I don’t know, this might be true, but I also think many fair-weathered Catholics would find a pop song at Mass to be a bit odd.
Lyrically, the song is probably at the same level as works like Jesus Christ Superstar; it tries to provide an “up-to-date” view of Christ and His relationship to God, without realizing that Arius and co. were doing it ages ago. It does raise some important questions, and can be a good starting point for a discussion on Christ’s two natures,
Musically, it’s pretty dreadful. Especially when there’s a much better song with the same title, but none of these lyrical issues:
Whatever the original writer’s or singers intent, I think it has a good message, and indeed, one that the posters of CAF, so many of whom teeter ignorantly on the cusp of Manicheanism, need to hear. Indeed, Christ became a slob like any man. He went to the bathroom and burped and sometimes when he sneezed, snot probably came out of his nose.

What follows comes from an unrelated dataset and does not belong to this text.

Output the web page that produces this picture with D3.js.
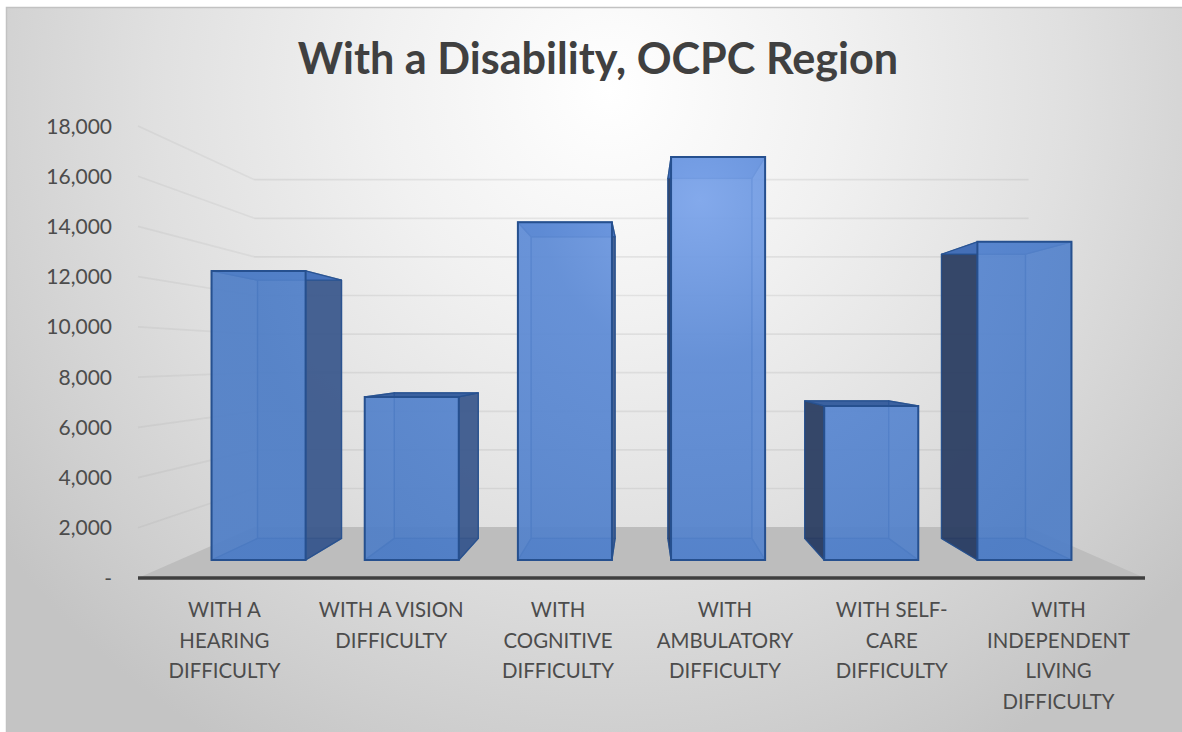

I also think this little passage about St. Martin of Tours is relevant:
*Christ appears to St. Martin.
ACCORDINGLY, at a certain period, when he had nothing except his arms and his simple military dress, in the middle of winter, a winter which had shown itself more severe than ordinary, so that the extreme cold was proving fatal to many, he happened to meet at the gate of the city of Amiens a poor man destitute of clothing. He was entreating those that passed by to have compassion upon him, but all passed the wretched man without notice, when Martin, that man full of God, recognized that a being to whom others showed no pity, was, in that respect, left to him. Yet, what should he do? He had nothing except the cloak in which he was clad, for he had already parted with the rest of his garments for similar purposes. Taking, therefore, his sword with which he was girt, he divided his cloak into two equal parts, and gave one part to the poor man, while he again clothed himself with the remainder. Upon this, some of the by-standers laughed, because he was now an unsightly object, and stood out as but partly dressed. Many, however, who were of sounder understanding, groaned deeply because they themselves had done nothing similar. They especially felt this, because, being possessed of more than Martin, they could have clothed the poor man without reducing themselves to nakedness. In the following night, when Martin had resigned himself to sleep, he had a vision of Christ arrayed in that part of his cloak with which he had clothed the poor man. He contemplated the Lord with the greatest attention, and was told to own as his the robe which he had given. Ere long, he heard Jesus saying with a clear voice to the multitude of angels standing round – “Martin, who is still but a catechumen, clothed me with this robe.” The Lord, truly mindful of his own words (who had said when on earth – “Inasmuch as ye have done these things to one of the least of these, ye have done them unto me”), declared that he himself had been clothed in that poor man; and to confirm the testimony he bore to so good a deed, he condescended to show him himself in that very dress which the poor man had received. *
So indeed, Christ is the slob on the bus, and don’t you forget it.